◆ WHAT THE EXERCISE ASKS:
Exactly as written, write out the lines below from the first to the one containing "d3.scaleLinear().domain([0, 100]).range([650.5, 1012.5]);", inclusive. Pictures do not belong in the copy.

--------

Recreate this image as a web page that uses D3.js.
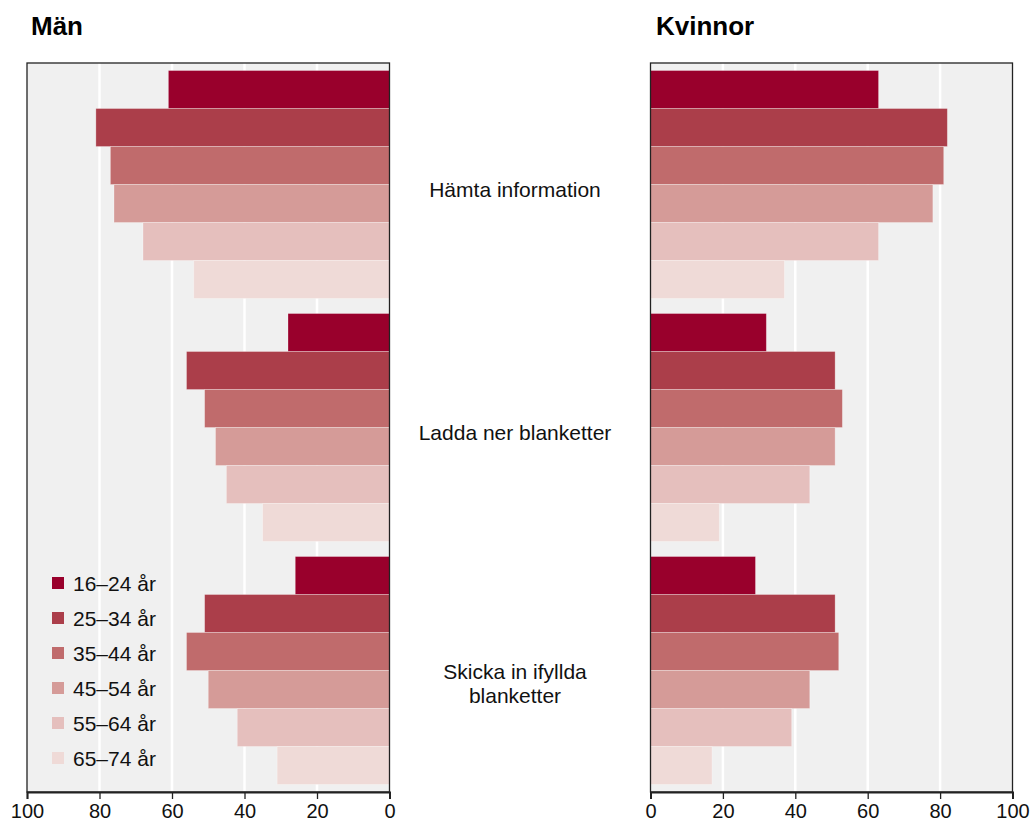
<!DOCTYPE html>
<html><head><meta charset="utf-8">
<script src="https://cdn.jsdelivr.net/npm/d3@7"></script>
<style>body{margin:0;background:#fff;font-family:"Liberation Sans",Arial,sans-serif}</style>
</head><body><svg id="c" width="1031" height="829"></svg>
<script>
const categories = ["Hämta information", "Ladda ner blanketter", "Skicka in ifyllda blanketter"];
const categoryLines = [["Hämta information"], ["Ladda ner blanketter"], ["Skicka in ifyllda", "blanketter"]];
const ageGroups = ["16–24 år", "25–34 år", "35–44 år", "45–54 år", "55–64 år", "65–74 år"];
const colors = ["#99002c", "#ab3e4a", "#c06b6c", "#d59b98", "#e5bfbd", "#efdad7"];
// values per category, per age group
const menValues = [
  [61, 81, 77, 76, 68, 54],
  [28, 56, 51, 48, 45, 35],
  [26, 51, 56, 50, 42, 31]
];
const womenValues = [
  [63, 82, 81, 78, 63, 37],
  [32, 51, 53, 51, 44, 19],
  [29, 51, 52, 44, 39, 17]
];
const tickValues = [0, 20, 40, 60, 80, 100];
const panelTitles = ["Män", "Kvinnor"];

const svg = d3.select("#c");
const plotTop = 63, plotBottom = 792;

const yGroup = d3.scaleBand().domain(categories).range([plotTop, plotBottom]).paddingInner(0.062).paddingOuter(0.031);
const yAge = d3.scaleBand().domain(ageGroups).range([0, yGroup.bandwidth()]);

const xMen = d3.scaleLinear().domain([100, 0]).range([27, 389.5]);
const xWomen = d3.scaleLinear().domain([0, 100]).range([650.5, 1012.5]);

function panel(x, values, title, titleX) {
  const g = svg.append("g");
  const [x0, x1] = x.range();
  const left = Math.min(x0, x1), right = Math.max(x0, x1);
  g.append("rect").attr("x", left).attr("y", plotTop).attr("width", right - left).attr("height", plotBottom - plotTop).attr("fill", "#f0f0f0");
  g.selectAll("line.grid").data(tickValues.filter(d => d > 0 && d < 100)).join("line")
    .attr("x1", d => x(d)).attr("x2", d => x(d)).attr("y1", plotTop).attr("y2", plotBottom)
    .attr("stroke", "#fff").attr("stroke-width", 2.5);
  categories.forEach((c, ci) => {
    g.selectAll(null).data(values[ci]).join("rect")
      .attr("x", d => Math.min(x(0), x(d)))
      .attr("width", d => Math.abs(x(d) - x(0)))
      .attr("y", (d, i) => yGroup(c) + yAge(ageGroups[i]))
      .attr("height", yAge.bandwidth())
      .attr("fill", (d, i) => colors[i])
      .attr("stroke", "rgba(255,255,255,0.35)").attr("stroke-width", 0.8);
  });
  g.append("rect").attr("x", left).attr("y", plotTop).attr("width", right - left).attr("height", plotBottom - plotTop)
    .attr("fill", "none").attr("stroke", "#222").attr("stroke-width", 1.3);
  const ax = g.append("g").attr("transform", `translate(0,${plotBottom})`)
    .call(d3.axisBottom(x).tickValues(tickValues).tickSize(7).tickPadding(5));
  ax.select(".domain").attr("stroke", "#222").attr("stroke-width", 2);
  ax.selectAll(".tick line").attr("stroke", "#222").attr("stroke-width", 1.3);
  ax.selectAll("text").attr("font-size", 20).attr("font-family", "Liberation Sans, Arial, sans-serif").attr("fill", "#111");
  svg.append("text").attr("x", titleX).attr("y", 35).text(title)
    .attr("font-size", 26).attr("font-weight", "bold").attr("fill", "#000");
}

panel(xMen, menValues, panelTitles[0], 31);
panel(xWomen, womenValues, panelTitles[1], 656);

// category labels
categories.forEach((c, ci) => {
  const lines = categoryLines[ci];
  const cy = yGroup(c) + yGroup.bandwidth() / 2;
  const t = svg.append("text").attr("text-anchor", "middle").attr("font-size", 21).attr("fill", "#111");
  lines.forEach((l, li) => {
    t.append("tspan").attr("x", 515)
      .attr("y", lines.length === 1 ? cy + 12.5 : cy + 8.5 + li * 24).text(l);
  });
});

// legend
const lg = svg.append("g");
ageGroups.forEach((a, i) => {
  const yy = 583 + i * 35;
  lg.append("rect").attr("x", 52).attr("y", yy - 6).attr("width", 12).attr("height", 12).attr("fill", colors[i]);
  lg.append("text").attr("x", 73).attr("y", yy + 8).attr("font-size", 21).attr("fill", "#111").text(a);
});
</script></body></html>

--------

◆ RESULT:
Recreate this image as a web page that uses D3.js.
<!DOCTYPE html>
<html><head><meta charset="utf-8">
<script src="https://cdn.jsdelivr.net/npm/d3@7"></script>
<style>body{margin:0;background:#fff;font-family:"Liberation Sans",Arial,sans-serif}</style>
</head><body><svg id="c" width="1031" height="829"></svg>
<script>
const categories = ["Hämta information", "Ladda ner blanketter", "Skicka in ifyllda blanketter"];
const categoryLines = [["Hämta information"], ["Ladda ner blanketter"], ["Skicka in ifyllda", "blanketter"]];
const ageGroups = ["16–24 år", "25–34 år", "35–44 år", "45–54 år", "55–64 år", "65–74 år"];
const colors = ["#99002c", "#ab3e4a", "#c06b6c", "#d59b98", "#e5bfbd", "#efdad7"];
// values per category, per age group
const menValues = [
  [61, 81, 77, 76, 68, 54],
  [28, 56, 51, 48, 45, 35],
  [26, 51, 56, 50, 42, 31]
];
const womenValues = [
  [63, 82, 81, 78, 63, 37],
  [32, 51, 53, 51, 44, 19],
  [29, 51, 52, 44, 39, 17]
];
const tickValues = [0, 20, 40, 60, 80, 100];
const panelTitles = ["Män", "Kvinnor"];

const svg = d3.select("#c");
const plotTop = 63, plotBottom = 792;

const yGroup = d3.scaleBand().domain(categories).range([plotTop, plotBottom]).paddingInner(0.062).paddingOuter(0.031);
const yAge = d3.scaleBand().domain(ageGroups).range([0, yGroup.bandwidth()]);

const xMen = d3.scaleLinear().domain([100, 0]).range([27, 389.5]);
const xWomen = d3.scaleLinear().domain([0, 100]).range([650.5, 1012.5]);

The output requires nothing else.